### WHAT IS BEING ASKED
In the entries below, find the line with "Convert this chart to Plotly.js code." and the line with "0.035, 0.015, 0.005];", then retype both and everything between them exactly. Do not copy the pictures.
:: RECORDS SUPPLIED
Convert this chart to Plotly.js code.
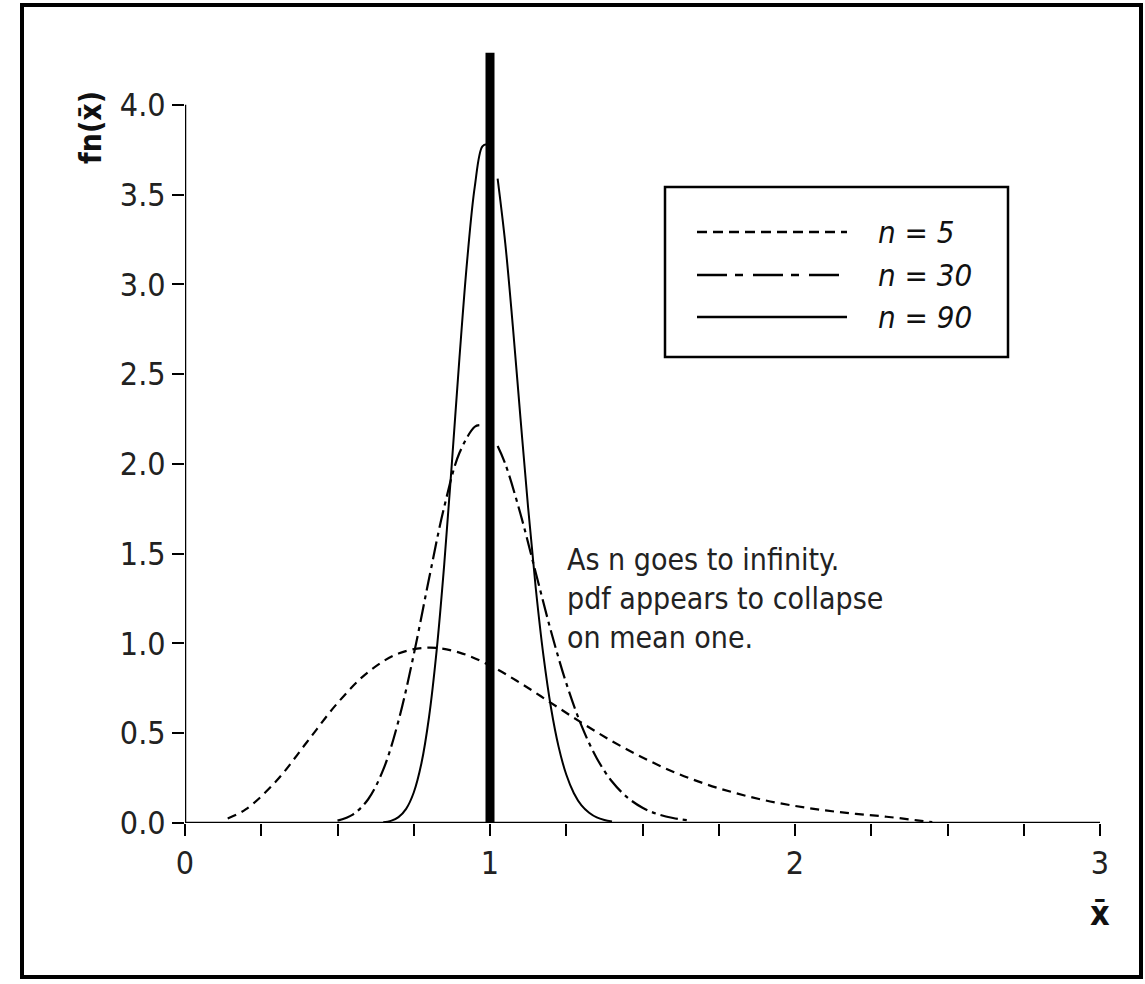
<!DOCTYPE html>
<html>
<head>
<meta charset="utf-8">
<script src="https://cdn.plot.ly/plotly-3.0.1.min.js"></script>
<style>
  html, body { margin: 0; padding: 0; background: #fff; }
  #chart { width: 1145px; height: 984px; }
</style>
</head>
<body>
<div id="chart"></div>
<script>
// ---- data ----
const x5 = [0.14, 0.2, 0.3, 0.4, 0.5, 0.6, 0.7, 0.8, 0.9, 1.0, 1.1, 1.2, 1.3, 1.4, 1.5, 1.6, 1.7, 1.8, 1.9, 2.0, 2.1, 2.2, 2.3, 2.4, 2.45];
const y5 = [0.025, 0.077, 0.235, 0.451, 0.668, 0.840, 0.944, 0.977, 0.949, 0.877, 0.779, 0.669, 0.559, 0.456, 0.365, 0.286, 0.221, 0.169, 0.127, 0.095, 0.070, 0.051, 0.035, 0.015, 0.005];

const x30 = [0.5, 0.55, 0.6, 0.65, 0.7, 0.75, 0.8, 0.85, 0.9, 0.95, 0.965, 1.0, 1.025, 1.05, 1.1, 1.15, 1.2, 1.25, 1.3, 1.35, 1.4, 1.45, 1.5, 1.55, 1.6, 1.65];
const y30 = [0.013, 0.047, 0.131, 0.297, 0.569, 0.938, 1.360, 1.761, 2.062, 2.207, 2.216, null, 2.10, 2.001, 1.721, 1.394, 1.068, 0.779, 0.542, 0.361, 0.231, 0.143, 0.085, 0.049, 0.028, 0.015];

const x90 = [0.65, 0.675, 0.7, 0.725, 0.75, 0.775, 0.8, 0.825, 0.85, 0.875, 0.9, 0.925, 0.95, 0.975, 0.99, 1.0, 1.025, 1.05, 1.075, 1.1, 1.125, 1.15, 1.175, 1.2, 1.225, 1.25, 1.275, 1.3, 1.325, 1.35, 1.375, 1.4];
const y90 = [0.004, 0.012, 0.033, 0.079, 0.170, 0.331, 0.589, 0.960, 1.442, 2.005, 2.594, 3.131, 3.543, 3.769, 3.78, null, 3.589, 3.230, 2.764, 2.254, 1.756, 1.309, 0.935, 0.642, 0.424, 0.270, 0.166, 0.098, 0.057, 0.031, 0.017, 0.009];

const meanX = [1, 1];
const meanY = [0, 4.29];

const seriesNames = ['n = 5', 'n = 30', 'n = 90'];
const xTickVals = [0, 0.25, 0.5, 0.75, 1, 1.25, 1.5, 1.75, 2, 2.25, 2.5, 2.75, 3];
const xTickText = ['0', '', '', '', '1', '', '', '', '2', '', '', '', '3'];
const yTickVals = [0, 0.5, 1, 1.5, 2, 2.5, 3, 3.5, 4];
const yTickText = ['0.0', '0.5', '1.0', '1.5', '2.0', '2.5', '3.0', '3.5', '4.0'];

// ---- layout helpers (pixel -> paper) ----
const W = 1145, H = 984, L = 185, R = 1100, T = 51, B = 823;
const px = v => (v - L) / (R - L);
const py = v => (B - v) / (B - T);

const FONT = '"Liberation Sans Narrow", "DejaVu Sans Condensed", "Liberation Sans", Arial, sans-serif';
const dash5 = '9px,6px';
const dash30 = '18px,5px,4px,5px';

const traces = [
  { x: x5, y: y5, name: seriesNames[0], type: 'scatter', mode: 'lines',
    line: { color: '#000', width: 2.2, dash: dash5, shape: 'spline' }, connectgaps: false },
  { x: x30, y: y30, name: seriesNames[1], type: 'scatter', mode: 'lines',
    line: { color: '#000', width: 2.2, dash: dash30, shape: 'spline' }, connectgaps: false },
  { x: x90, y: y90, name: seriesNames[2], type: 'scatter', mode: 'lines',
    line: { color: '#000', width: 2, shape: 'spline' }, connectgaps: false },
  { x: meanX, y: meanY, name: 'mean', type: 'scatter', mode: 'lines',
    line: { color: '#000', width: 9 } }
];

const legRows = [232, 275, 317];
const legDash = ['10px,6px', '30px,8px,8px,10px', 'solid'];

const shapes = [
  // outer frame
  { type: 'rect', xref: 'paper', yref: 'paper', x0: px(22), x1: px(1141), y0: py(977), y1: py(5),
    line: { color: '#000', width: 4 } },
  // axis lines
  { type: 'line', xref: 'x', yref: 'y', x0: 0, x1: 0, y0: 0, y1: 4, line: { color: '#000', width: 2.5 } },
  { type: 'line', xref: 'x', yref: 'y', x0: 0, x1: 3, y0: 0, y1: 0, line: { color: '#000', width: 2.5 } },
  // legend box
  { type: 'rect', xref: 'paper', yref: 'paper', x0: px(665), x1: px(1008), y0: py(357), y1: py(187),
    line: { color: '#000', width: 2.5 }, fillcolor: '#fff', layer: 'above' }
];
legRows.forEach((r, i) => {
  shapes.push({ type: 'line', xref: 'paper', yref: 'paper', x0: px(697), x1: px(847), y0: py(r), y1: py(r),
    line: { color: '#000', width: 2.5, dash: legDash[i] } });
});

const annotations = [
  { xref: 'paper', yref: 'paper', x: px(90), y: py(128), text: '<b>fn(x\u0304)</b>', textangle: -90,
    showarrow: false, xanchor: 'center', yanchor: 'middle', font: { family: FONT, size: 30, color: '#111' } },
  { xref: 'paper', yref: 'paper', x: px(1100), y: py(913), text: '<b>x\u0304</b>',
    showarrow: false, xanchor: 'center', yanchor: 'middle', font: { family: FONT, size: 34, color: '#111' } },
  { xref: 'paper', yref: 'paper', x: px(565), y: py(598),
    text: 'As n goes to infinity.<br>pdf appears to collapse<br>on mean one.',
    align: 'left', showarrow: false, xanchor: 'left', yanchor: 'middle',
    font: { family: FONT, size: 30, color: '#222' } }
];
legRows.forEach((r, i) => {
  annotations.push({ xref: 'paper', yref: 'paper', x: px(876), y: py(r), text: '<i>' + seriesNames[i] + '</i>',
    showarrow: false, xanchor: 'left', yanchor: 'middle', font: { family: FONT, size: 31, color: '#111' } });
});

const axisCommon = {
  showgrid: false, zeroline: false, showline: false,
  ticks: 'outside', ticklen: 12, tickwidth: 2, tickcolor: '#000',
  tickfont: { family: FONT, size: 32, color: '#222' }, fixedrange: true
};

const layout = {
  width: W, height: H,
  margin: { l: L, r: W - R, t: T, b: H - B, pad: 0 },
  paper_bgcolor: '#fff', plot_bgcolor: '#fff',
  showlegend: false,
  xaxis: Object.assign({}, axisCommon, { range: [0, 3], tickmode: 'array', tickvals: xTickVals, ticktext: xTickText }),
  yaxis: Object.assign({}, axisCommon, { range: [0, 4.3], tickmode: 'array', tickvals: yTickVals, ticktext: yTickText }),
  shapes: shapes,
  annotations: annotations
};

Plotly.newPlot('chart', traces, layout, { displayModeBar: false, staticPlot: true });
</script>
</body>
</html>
::::
:: RECORDS SUPPLIED
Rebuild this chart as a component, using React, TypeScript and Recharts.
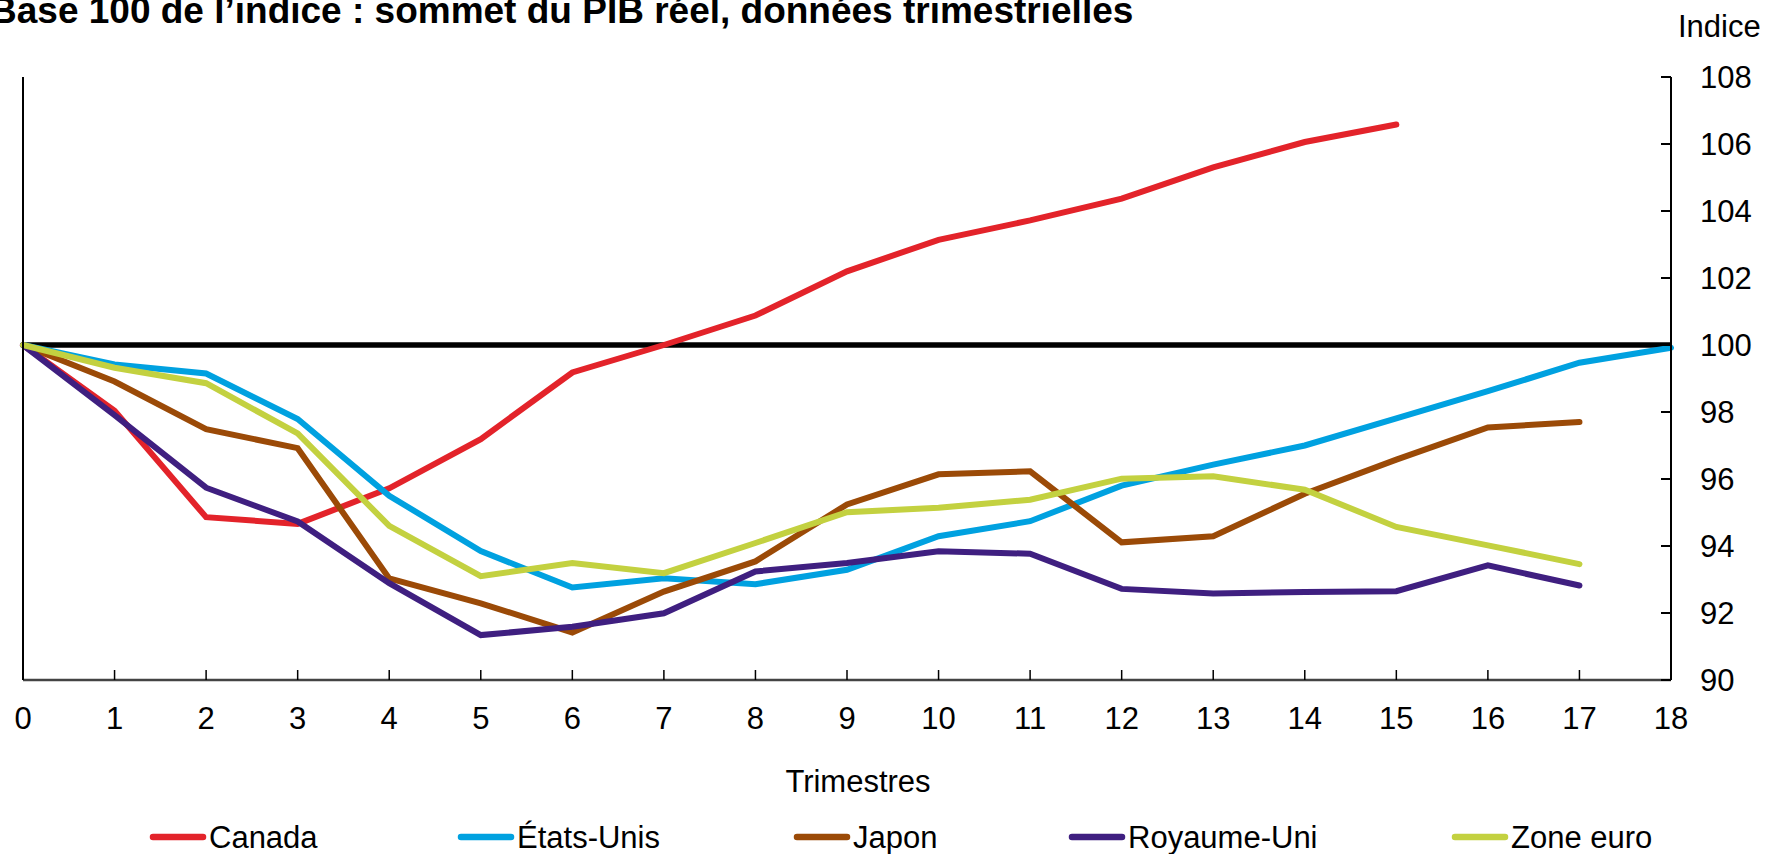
::::
### FINISHED EXERCISE
Convert this chart to Plotly.js code.
<!DOCTYPE html>
<html>
<head>
<meta charset="utf-8">
<script src="https://cdn.plot.ly/plotly-3.0.1.min.js"></script>
<style>
  html, body { margin: 0; padding: 0; background: #fff; }
  #chart { width: 1145px; height: 984px; }
</style>
</head>
<body>
<div id="chart"></div>
<script>
// ---- data ----
const x5 = [0.14, 0.2, 0.3, 0.4, 0.5, 0.6, 0.7, 0.8, 0.9, 1.0, 1.1, 1.2, 1.3, 1.4, 1.5, 1.6, 1.7, 1.8, 1.9, 2.0, 2.1, 2.2, 2.3, 2.4, 2.45];
const y5 = [0.025, 0.077, 0.235, 0.451, 0.668, 0.840, 0.944, 0.977, 0.949, 0.877, 0.779, 0.669, 0.559, 0.456, 0.365, 0.286, 0.221, 0.169, 0.127, 0.095, 0.070, 0.051, 0.035, 0.015, 0.005];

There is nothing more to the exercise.